Will Trump balance the budget?
Eleven percent. That’s the Kalshi market’s current read on whether Donald Trump will balance the federal budget before July 1, 2029. Let that sink in for a moment. If you’re like me, someone who spends far too much time watching these markets, that number speaks volumes about the collective wisdom — or perhaps, the collective cynicism — of the prediction market crowd.
The market, trading under the straightforward question “Will Trump balance the budget?”, has the ‘YES’ side languishing at a mere 11%. Conversely, the ‘NO’ side is trading at a commanding 88%. For those unfamiliar with prediction market mechanics, these percentages essentially represent the crowd’s perceived probability. So, the bettors out there are saying there’s an overwhelming 88% chance that Trump, if he were to serve another term, would not balance the budget. It’s a pretty stark assessment, and honestly, it’s not particularly surprising when you dig into the history books.
I’ve been watching this market closely, and the activity tells its own story. With 43,363 contracts traded and 15,424 contracts in open interest, this isn’t some niche, forgotten corner of Kalshi. This is a market with genuine engagement, meaning a lot of people have put their money where their mouths are on this particular outcome. That kind of volume usually signals strong conviction, not just idle speculation. People are really betting on this, which adds weight to those lopsided odds.
My read on this is pretty straightforward: achieving a balanced budget is an incredibly difficult feat, regardless of who is in the Oval Office. We haven’t seen a truly balanced federal budget since the late 1990s, during the tail end of the Clinton administration. It requires a rare confluence of political will, economic prosperity, and often, painful spending cuts or politically unpopular tax increases. And historically, neither major party has shown consistent, unwavering commitment to it.
When I think about Donald Trump’s previous term, his fiscal approach was characterized by significant tax cuts – notably the Tax Cuts and Jobs Act of 2017 – and increased spending, particularly on defense.
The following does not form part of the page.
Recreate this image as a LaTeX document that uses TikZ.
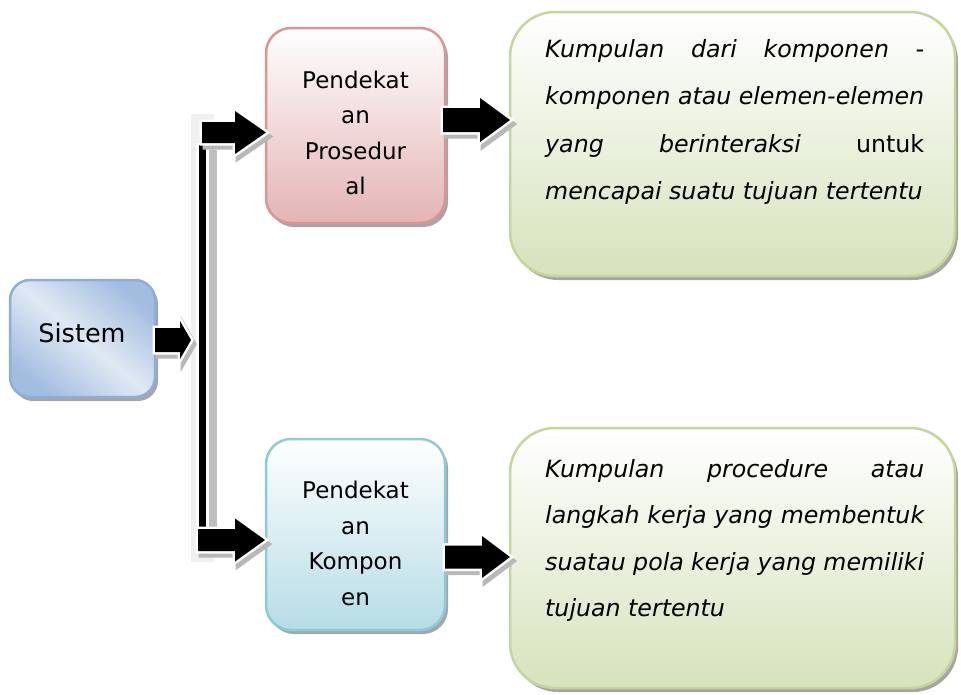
\documentclass[tikz,border=0pt]{standalone}
\usepackage{fontspec}
\setmainfont{DejaVu Sans}
\usetikzlibrary{shadows}

\definecolor{sysdark}{HTML}{A3BDE0}
\definecolor{syslight}{HTML}{E0E9F4}
\definecolor{sysline}{HTML}{8EADD8}
\definecolor{pinkbot}{HTML}{E4B4B5}
\definecolor{pinkline}{HTML}{D99694}
\definecolor{cyanbot}{HTML}{B6DCE6}
\definecolor{cyanline}{HTML}{8FCADA}
\definecolor{greenbot}{HTML}{D6E3BC}
\definecolor{greenline}{HTML}{C3D69B}

\tikzset{
  card/.style={draw, line width=2.5pt, inner sep=0pt, outer sep=0pt,
    drop shadow={shadow xshift=3pt, shadow yshift=-4pt, fill=black!50, opacity=0.7}},
  sysbox/.style={card, draw=sysline, rounded corners=20pt,
    top color=sysdark, bottom color=sysdark, middle color=syslight, shading angle=-40},
  procbox/.style={card, draw=pinkline, rounded corners=25pt,
    top color=white, bottom color=pinkbot},
  kompbox/.style={card, draw=cyanline, rounded corners=25pt,
    top color=white, bottom color=cyanbot},
  defbox/.style={card, draw=greenline, rounded corners=45pt,
    top color=white, bottom color=greenbot},
  label/.style={align=center, inner sep=0pt, font=\fontsize{23}{35.5}\selectfont},
  deftext/.style={anchor=base west, inner sep=0pt, font=\fontsize{23.7}{28}\selectfont\itshape},
  arrowshadow/.style={fill=black!28, draw=black!28, line width=5pt, shift={(3,4)}},
  arrowrim/.style={fill=white, draw=white, line width=5pt, line join=miter},
  arrowcore/.style={fill=black}
}

% block arrow: tail x, head base x, tip x, centre y, shaft half height, head half height
\newcommand\blkarrow[6]{%
  \path[arrowshadow] (#1,#4-#5) -- (#2,#4-#5) -- (#2,#4-#6) -- (#3,#4) -- (#2,#4+#6) -- (#2,#4+#5) -- (#1,#4+#5) -- cycle;
  \path[arrowrim] (#1,#4-#5) -- (#2,#4-#5) -- (#2,#4-#6) -- (#3,#4) -- (#2,#4+#6) -- (#2,#4+#5) -- (#1,#4+#5) -- cycle;
  \path[arrowcore] (#1,#4-#5) -- (#2,#4-#5) -- (#2,#4-#6) -- (#3,#4) -- (#2,#4+#6) -- (#2,#4+#5) -- (#1,#4+#5) -- cycle;
}

\begin{document}
\begin{tikzpicture}[x=1pt, y=-1pt]
  \useasboundingbox (0,0) rectangle (961,694);

  % boxes
  \node[sysbox, minimum width=145pt, minimum height=117pt] (sys) at (82.5,338.5) {};
  \node[procbox, minimum width=179pt, minimum height=195pt] (proc) at (355.5,125.5) {};
  \node[kompbox, minimum width=179pt, minimum height=191pt] (komp) at (355.5,534.5) {};
  \node[defbox, minimum width=445pt, minimum height=264pt] (defA) at (732.5,144) {};
  \node[defbox, minimum width=445pt, minimum height=260pt] (defB) at (732.5,558) {};

  % box labels
  \node[label, font=\fontsize{25.5}{30}\selectfont] (sysT) at (82,332.5) {Sistem};
  \node[label] (procT) at (355.5,133) {Pendekat\\an\\Prosedur\\al};
  \node[label] (kompT) at (355.5,543.5) {Pendekat\\an\\Kompon\\en};

  % definitions
  \node[deftext] (a1) at (545,57)    {\makebox[379pt][s]{Kumpulan dari komponen -}};
  \node[deftext] (a2) at (545,104.5) {\makebox[379pt][s]{komponen atau elemen-elemen}};
  \node[deftext] (a3) at (545,152)   {\makebox[379pt][s]{yang berinteraksi {\upshape untuk}}};
  \node[deftext] (a4) at (545,199.5) {mencapai suatu tujuan tertentu};

  \node[deftext] (b1) at (545,477)   {\makebox[379pt][s]{Kumpulan procedure atau}};
  \node[deftext] (b2) at (545,523.5) {\makebox[379pt][s]{langkah kerja yang membentuk}};
  \node[deftext] (b3) at (545,570)   {\makebox[379pt][s]{suatau pola kerja yang memiliki}};
  \node[deftext] (b4) at (545,616.5) {tujuan tertentu};

  % bracket joining the two approaches
  \fill[black!6] (191,114) rectangle (214,562);
  \fill[black!25] (209,150) rectangle (217,535);
  \fill[white] (196,143) rectangle (209,530);
  \fill[black] (199,145) rectangle (206,530);

  % block arrows
  \blkarrow{155}{180}{191}{340}{12}{19}
  \blkarrow{202}{235}{266}{132.5}{10.5}{21.5}
  \blkarrow{198}{235}{265}{540}{11}{21.5}
  \blkarrow{443}{480}{510}{120}{12}{22}
  \blkarrow{445}{482}{510}{557}{11.5}{21}
\end{tikzpicture}
\end{document}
These policies, while popular with certain segments of the electorate, certainly didn't move the needle towards balancing the budget; in fact, they contributed to a widening deficit. You might recall the deficit hitting record highs during his presidency, even before the COVID-19 pandemic hit and truly blew out the numbers.
So, what would it take for that 11% ‘YES’ to actually win? I honestly struggle to see a path. It would require a radical departure from Trump’s past fiscal policy. We’re talking about a sudden, dramatic shift towards austerity measures that would likely be anathema to his political base and challenge some of his stated policy goals. Imagine deep cuts to popular programs, or perhaps a reversal of his tax cut philosophy. It's hard to envision him championing such moves, especially given his populist appeal often hinges on promises of economic growth and robust government spending in certain areas.
The market also closes in the distant future, July 1, 2029. That’s a long time from now, encompassing a potential second Trump term and even beyond. While some might argue that more time allows for more opportunity, it also introduces more variables – economic downturns, unforeseen global events, or shifts in political priorities – all of which typically make balancing the budget even harder, not easier. The current debt ceiling debates and the constant struggle to fund the government should give anyone pause when considering this question.
So, where would I put my money? The 88% ‘NO’ side feels like a pretty safe bet here, even at that high price. While I’m always on the lookout for a contrarian play, the historical precedent, coupled with Trump’s past policy preferences and the sheer political difficulty of the task, makes the ‘YES’ outcome seem almost improbable. It would be a truly monumental achievement, one that would defy decades of fiscal trends and presidential actions. The market’s skepticism, in this instance, strikes me as entirely warranted.
I think the 11% isn't just a number; it's a reflection of deep-seated doubts about the political feasibility of such an outcome, especially from a president whose track record points in the opposite direction. It’s not about whether he *wants* to – many presidents claim they do – it’s about whether the political reality allows it. And right now, the market is screaming a resounding ‘no’ to that possibility.